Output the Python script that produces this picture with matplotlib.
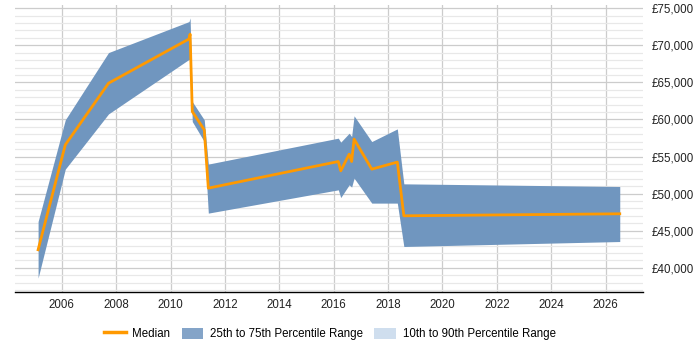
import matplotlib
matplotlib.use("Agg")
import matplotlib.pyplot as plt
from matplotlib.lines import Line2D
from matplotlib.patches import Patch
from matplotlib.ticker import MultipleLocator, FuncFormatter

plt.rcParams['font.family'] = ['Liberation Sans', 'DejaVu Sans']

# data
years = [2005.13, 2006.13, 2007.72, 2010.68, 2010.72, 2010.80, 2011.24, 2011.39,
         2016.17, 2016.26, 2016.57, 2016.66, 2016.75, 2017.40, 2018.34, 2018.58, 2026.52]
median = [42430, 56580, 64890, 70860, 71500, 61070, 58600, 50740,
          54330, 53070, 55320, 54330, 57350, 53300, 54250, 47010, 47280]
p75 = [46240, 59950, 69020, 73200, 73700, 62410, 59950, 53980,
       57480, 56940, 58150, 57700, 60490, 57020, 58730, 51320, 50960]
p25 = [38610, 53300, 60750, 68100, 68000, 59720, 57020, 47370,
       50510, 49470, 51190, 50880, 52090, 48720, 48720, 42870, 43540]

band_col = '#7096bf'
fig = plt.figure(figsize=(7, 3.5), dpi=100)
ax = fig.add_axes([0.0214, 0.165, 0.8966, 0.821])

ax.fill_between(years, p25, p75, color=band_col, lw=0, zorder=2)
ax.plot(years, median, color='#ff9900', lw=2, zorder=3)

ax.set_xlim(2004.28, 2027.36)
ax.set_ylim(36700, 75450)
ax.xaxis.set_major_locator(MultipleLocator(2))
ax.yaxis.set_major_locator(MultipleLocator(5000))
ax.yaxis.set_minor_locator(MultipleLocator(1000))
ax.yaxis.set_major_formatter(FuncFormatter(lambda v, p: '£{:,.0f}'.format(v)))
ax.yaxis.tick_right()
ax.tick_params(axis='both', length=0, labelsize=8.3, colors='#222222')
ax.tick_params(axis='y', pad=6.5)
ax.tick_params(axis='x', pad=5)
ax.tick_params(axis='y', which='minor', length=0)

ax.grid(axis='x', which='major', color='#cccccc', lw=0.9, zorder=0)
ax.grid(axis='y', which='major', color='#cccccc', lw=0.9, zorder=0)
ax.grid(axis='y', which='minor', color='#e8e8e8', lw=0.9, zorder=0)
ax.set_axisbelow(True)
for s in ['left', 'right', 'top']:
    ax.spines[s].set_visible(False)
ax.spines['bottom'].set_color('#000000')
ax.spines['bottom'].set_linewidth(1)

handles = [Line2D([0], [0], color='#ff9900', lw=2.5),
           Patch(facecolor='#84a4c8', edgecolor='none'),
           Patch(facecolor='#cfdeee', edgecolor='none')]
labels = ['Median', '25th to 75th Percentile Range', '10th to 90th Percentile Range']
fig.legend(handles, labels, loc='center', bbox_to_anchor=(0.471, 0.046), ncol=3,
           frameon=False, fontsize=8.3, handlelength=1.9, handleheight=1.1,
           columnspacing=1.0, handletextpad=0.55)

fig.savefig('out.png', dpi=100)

* * * * * * * * *

Could the lines from the top of the material through the line with "plt.rcParams['font.family'] = ['Liberation" be repeated exactly, pictures left out?

• **Output for this task**:
Output the Python script that produces this picture with matplotlib.
import matplotlib
matplotlib.use("Agg")
import matplotlib.pyplot as plt
from matplotlib.lines import Line2D
from matplotlib.patches import Patch
from matplotlib.ticker import MultipleLocator, FuncFormatter

plt.rcParams['font.family'] = ['Liberation Sans', 'DejaVu Sans']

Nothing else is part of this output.